For our lineouts, the ball would go to our second-row forward, Dave Fletcher, the tallest boy in the team. It being impossible to catch, he would tap it back to me, only for it to slip between my lifeless, blue fingers like a greased cannonball. Whereupon, I would fall on it, and all the forwards would then descend on me. And let me tell you, until you have been rucked off the ball by a half-dozen miners’ sons, you cannot possibly know the meaning of the term ‘near-death experience’.
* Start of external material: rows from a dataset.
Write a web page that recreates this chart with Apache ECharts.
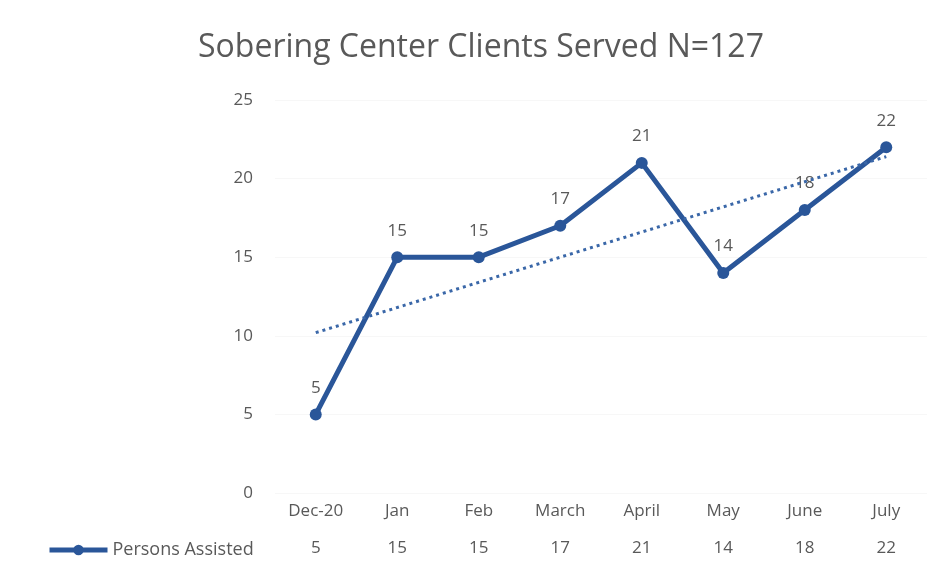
<!DOCTYPE html>
<html>
<head>
<meta charset="utf-8">
<script src="https://cdn.jsdelivr.net/npm/echarts@6/dist/echarts.min.js"></script>
<style>
  html, body { margin: 0; padding: 0; background: #fff; }
  #chart { width: 933px; height: 575px; }
</style>
</head>
<body>
<div id="chart"></div>
<script>
// valores
const meses = ['Dec-20', 'Jan', 'Feb', 'March', 'April', 'May', 'June', 'July'];
const personas = [5, 15, 15, 17, 21, 14, 18, 22];
// linea de tendencia: valor al inicio y al final
const tendencia = [10.2, 21.4];
const ticksY = [0, 5, 10, 15, 20, 25];

const azul = '#2a5699';
const gris = '#595959';
const fuente = 'Open Sans';

var myChart = echarts.init(document.getElementById('chart'));
var option = {
    animation: false,
    textStyle: { fontFamily: fuente },
    title: {
        text: 'Sobering Center Clients Served N=127',
        left: 476,
        textAlign: 'center',
        top: 27,
        textStyle: { fontFamily: fuente, fontSize: 32, fontWeight: 'normal', color: gris }
    },
    legend: {
        left: 42,
        top: 536,
        itemWidth: 58,
        itemHeight: 13,
        itemGap: 2,
        lineStyle: { width: 5 },
        textStyle: { fontSize: 18, color: gris, fontFamily: fuente },
        data: ['Persons Assisted']
    },
    grid: { left: 275, right: 6, top: 100, bottom: 82, containLabel: false },
    xAxis: [{
        type: 'category',
        data: meses,
        axisLine: { show: false },
        axisTick: { show: false },
        axisLabel: { color: gris, fontSize: 17, margin: 10 }
    }, {
        // fila de la tabla de datos
        type: 'category',
        position: 'bottom',
        offset: 37,
        data: personas.map(String),
        axisLine: { show: false },
        axisTick: { show: false },
        axisLabel: { color: gris, fontSize: 17, margin: 10 }
    }],
    yAxis: {
        type: 'value',
        min: ticksY[0],
        max: ticksY[ticksY.length - 1],
        interval: 5,
        axisLine: { show: false },
        axisTick: { show: false },
        axisLabel: { color: gris, fontSize: 17, margin: 22 },
        splitLine: { show: true, lineStyle: { color: '#f7f7f7' } }
    },
    series: [{
        name: 'Persons Assisted',
        type: 'line',
        data: personas,
        symbol: 'circle',
        symbolSize: 12,
        lineStyle: { color: azul, width: 5 },
        itemStyle: { color: azul },
        label: {
            show: true,
            position: 'top',
            distance: 12,
            color: gris,
            fontSize: 17
        },
        markLine: {
            silent: true,
            symbol: 'none',
            label: { show: false },
            lineStyle: { color: '#3a67a8', width: 3, type: [3, 4] },
            data: [[
                { coord: [meses[0], tendencia[0]] },
                { coord: [meses[meses.length - 1], tendencia[1]] }
            ]]
        },
        z: 3
    }]
};
myChart.setOption(option);
</script>
</body>
</html>
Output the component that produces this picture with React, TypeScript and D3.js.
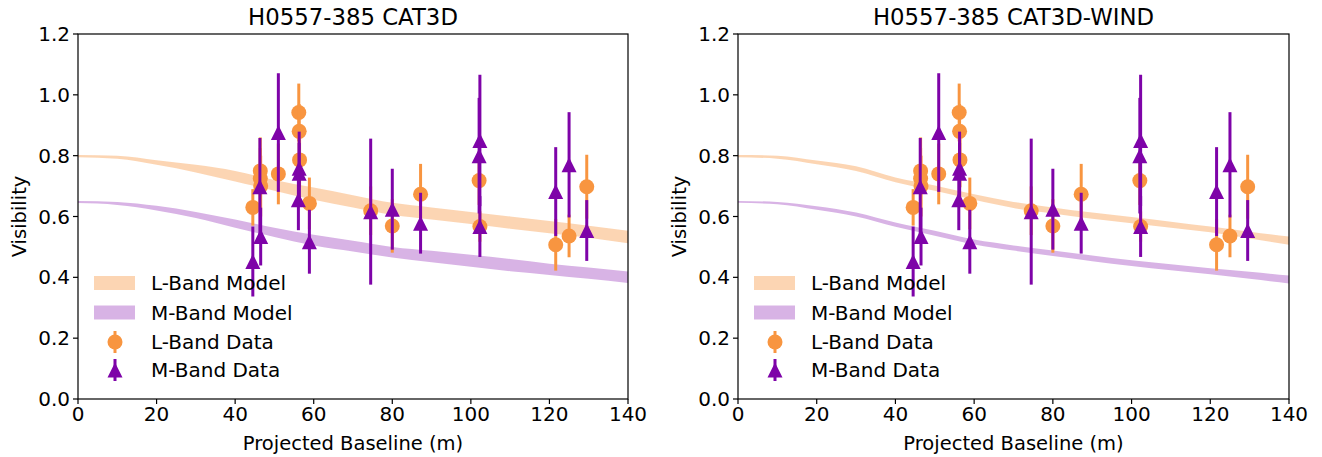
import React from "react";
import * as d3 from "d3";

// ---- Data ----
const bandBaselines = [0, 10, 20, 30, 40, 50, 60, 70, 80, 90, 100, 110, 120, 130, 140];

// Left panel (CAT3D) model bands
const cat3dLLow = [0.795, 0.79, 0.77, 0.745, 0.715, 0.685, 0.655, 0.63, 0.606, 0.59, 0.575, 0.56, 0.545, 0.53, 0.512];
const cat3dLHigh = [0.802, 0.8, 0.785, 0.77, 0.75, 0.72, 0.695, 0.67, 0.645, 0.63, 0.615, 0.6, 0.585, 0.57, 0.553];
const cat3dMLow = [0.644, 0.638, 0.62, 0.595, 0.563, 0.533, 0.505, 0.485, 0.465, 0.45, 0.435, 0.42, 0.408, 0.395, 0.381];
const cat3dMHigh = [0.651, 0.648, 0.635, 0.615, 0.59, 0.563, 0.54, 0.52, 0.5, 0.487, 0.474, 0.46, 0.445, 0.432, 0.419];

// Right panel (CAT3D-WIND) model bands
const windLLow = [0.795, 0.79, 0.772, 0.75, 0.713, 0.685, 0.655, 0.628, 0.61, 0.593, 0.578, 0.563, 0.548, 0.528, 0.507];
const windLHigh = [0.802, 0.8, 0.784, 0.765, 0.728, 0.702, 0.673, 0.648, 0.63, 0.613, 0.598, 0.583, 0.567, 0.55, 0.534];
const windMLow = [0.645, 0.64, 0.622, 0.6, 0.566, 0.537, 0.508, 0.488, 0.47, 0.453, 0.437, 0.423, 0.41, 0.395, 0.38];
const windMHigh = [0.651, 0.648, 0.634, 0.613, 0.58, 0.553, 0.524, 0.505, 0.488, 0.472, 0.456, 0.443, 0.43, 0.418, 0.406];

// L-band data
const lBaseline = [44.5, 46.4, 46.4, 46.5, 51.0, 56.2, 56.3, 56.4, 58.9, 74.5, 80.0, 87.2, 102.1, 102.3, 121.6, 125.0, 129.5];
const lVis = [0.63, 0.75, 0.725, 0.7, 0.74, 0.942, 0.88, 0.786, 0.643, 0.619, 0.569, 0.673, 0.718, 0.567, 0.507, 0.536, 0.698];
const lErr = [0.06, 0.11, 0.1, 0.1, 0.1, 0.095, 0.09, 0.09, 0.085, 0.08, 0.088, 0.1, 0.08, 0.05, 0.085, 0.07, 0.105];

// M-band data
const mBaseline = [44.5, 46.5, 46.3, 51.0, 56.3, 56.3, 56.1, 58.9, 74.5, 80.0, 87.2, 102.3, 102.1, 102.3, 121.6, 125.0, 129.5];
const mVis = [0.452, 0.534, 0.698, 0.876, 0.759, 0.742, 0.655, 0.517, 0.616, 0.624, 0.578, 0.85, 0.8, 0.567, 0.682, 0.77, 0.554];
const mErr = [0.115, 0.095, 0.16, 0.195, 0.12, 0.1, 0.1, 0.105, 0.24, 0.133, 0.1, 0.216, 0.19, 0.1, 0.146, 0.173, 0.1];

const xTicks = [0, 20, 40, 60, 80, 100, 120, 140];
const yTicks = [0, 0.2, 0.4, 0.6, 0.8, 1.0, 1.2];
const legendLabels = ["L-Band Model", "M-Band Model", "L-Band Data", "M-Band Data"];

const ORANGE = "#F89540";
const PURPLE = "#7E03A8";
const FONT = "DejaVu Sans, sans-serif";

const panels = [
  { left: 78, right: 628, title: "H0557-385 CAT3D", lLo: cat3dLLow, lHi: cat3dLHigh, mLo: cat3dMLow, mHi: cat3dMHigh },
  { left: 738, right: 1289, title: "H0557-385 CAT3D-WIND", lLo: windLLow, lHi: windLHigh, mLo: windMLow, mHi: windMHigh },
];

const TOP = 34;
const BOTTOM = 399;

function Panel({ p }: { p: (typeof panels)[number] }) {
  const x = d3.scaleLinear().domain([0, 140]).range([p.left, p.right]);
  const y = d3.scaleLinear().domain([0, 1.2]).range([BOTTOM, TOP]);
  const area = (lo: number[], hi: number[]) =>
    d3
      .area<number>()
      .x((_, i) => x(bandBaselines[i]))
      .y0((_, i) => y(lo[i]))
      .y1((_, i) => y(hi[i]))
      .curve(d3.curveMonotoneX)(bandBaselines) as string;
  const tri = (cx: number, cy: number, s: number) =>
    `M${cx},${cy - s / 2}L${cx - s / 2},${cy + s / 2}L${cx + s / 2},${cy + s / 2}Z`;
  const cx = (p.left + p.right) / 2;
  const legY = [283, 312.5, 342, 370];
  return (
    <g>
      <text x={cx} y={25} textAnchor="middle" fontSize={22.8} fontFamily={FONT}>
        {p.title}
      </text>
      <path d={area(p.lLo, p.lHi)} fill={ORANGE} fillOpacity={0.4} />
      <path d={area(p.mLo, p.mHi)} fill={PURPLE} fillOpacity={0.3} />
      {lBaseline.map((b, i) => (
        <g key={"l" + i}>
          <line x1={x(b)} x2={x(b)} y1={y(lVis[i] - lErr[i])} y2={y(lVis[i] + lErr[i])} stroke={ORANGE} strokeWidth={3} />
          <circle cx={x(b)} cy={y(lVis[i])} r={7.5} fill={ORANGE} />
        </g>
      ))}
      {mBaseline.map((b, i) => (
        <g key={"m" + i}>
          <line x1={x(b)} x2={x(b)} y1={y(mVis[i] - mErr[i])} y2={y(mVis[i] + mErr[i])} stroke={PURPLE} strokeWidth={3} />
          <path d={tri(x(b), y(mVis[i]), 15)} fill={PURPLE} />
        </g>
      ))}
      <rect x={p.left} y={TOP} width={p.right - p.left} height={BOTTOM - TOP} fill="none" stroke="#000" strokeWidth={1.2} />
      {xTicks.map((t) => (
        <g key={"x" + t}>
          <line x1={x(t)} x2={x(t)} y1={BOTTOM} y2={BOTTOM + 5} stroke="#000" strokeWidth={1.2} />
          <text x={x(t)} y={421} textAnchor="middle" fontSize={20} fontFamily={FONT}>
            {t}
          </text>
        </g>
      ))}
      {yTicks.map((t) => (
        <g key={"y" + t}>
          <line x1={p.left - 5} x2={p.left} y1={y(t)} y2={y(t)} stroke="#000" strokeWidth={1.2} />
          <text x={p.left - 8} y={y(t) + 7} textAnchor="end" fontSize={20} fontFamily={FONT}>
            {t.toFixed(1)}
          </text>
        </g>
      ))}
      <text x={cx} y={450} textAnchor="middle" fontSize={19.5} fontFamily={FONT}>
        Projected Baseline (m)
      </text>
      <text
        transform={`translate(${p.left - 52},${(TOP + BOTTOM) / 2}) rotate(-90)`}
        textAnchor="middle"
        fontSize={19.5}
        fontFamily={FONT}
      >
        Visibility
      </text>
      {/* legend */}
      <rect x={p.left + 16} y={legY[0] - 7} width={41} height={14} fill={ORANGE} fillOpacity={0.4} />
      <rect x={p.left + 16} y={legY[1] - 7} width={41} height={14} fill={PURPLE} fillOpacity={0.3} />
      <line x1={p.left + 37} x2={p.left + 37} y1={legY[2] - 11} y2={legY[2] + 11} stroke={ORANGE} strokeWidth={3} />
      <circle cx={p.left + 37} cy={legY[2]} r={7.5} fill={ORANGE} />
      <line x1={p.left + 37} x2={p.left + 37} y1={legY[3] - 11} y2={legY[3] + 11} stroke={PURPLE} strokeWidth={3} />
      <path d={tri(p.left + 37, legY[3], 15)} fill={PURPLE} />
      {legendLabels.map((l, i) => (
        <text key={l} x={p.left + 73} y={legY[i] + 7} fontSize={20} fontFamily={FONT}>
          {l}
        </text>
      ))}
    </g>
  );
}

export default function App() {
  return (
    <svg
      width={1322}
      height={457}
      style={{ position: "absolute", left: 0, top: 0, background: "#fff" }}
    >
      {panels.map((p) => (
        <Panel key={p.title} p={p} />
      ))}
    </svg>
  );
}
So I would fight my way clear of these churning, cobbled boots, and scramble back to the rear of the scrum, waiting for the ball finally to arrive. A dive-pass was the only way to put momentum on this leaden lump of sodden leather, which I accordingly performed. The ball flew about five feet. As I landed, it felt as if two six-inch nails had been hammered through my kneecaps. This was because the pitch consisted of “clinker”, a mine-waste usually dumped on to slag-heaps, but here levelled into a playing field, and then covered in a thin layer of turf, which had now been largely dissolved by the rain.

The Coalville boys were bred here, and didn’t so much have kneecaps as armadillo-shields, whereas the delicate Ratcliffian leg-joints were soon haemorrhaging warmly. Blood loss I don’t mind; pain I do. Not merely were clinker-fragments industriously working their way deep into my cartilage, but every time I hit the ground, I acquired an agonising new brace of near-permanent bruises.

Thus the ritual unfolded: lineout, tap-down, fumble, fall, ruck, miners’ boots, near-death, escape, pass to outhalf, break knees, get up again, flounder in the wake of this endlessly repeating cycle of muddy brutality. Half-time, frozen and shuddering, we chewed on Coalville’s idea of luxury, quartered marmalade-oranges, while the rain turned the pitch into a chemical marshland of scalding potash and salt-petre: absolutely ideal for open-wounds. In the second half, the sheer tenacity of the Coalville lads — though much smaller and less experienced — suggested that pit-pony DNA featured strongly in their pedigrees.

We won 3-0, courtesy of a wholly undeserved penalty. Instead of the usual post-match tea, the Coalville lads cooked the referee in a pot, as a way of saying thank you. We Ratcliffians, meanwhile, slunk off to wash ourselves in the showers, which were apparently drawn from recycled colliers’ bathwater, but nicely chilled. We then clambered aboard our coffin-cold bus, and left Coalville, dripping blood, and vowing never to return.

And I didn’t, until yesterday. Attend, now: for no matter what terrible events have since befallen me, or ever might befall me, they could never compare with the day we played Coalville Grammar School. Thank you, time-travelling spaceship, for reminding me of an extraordinarily lucky life.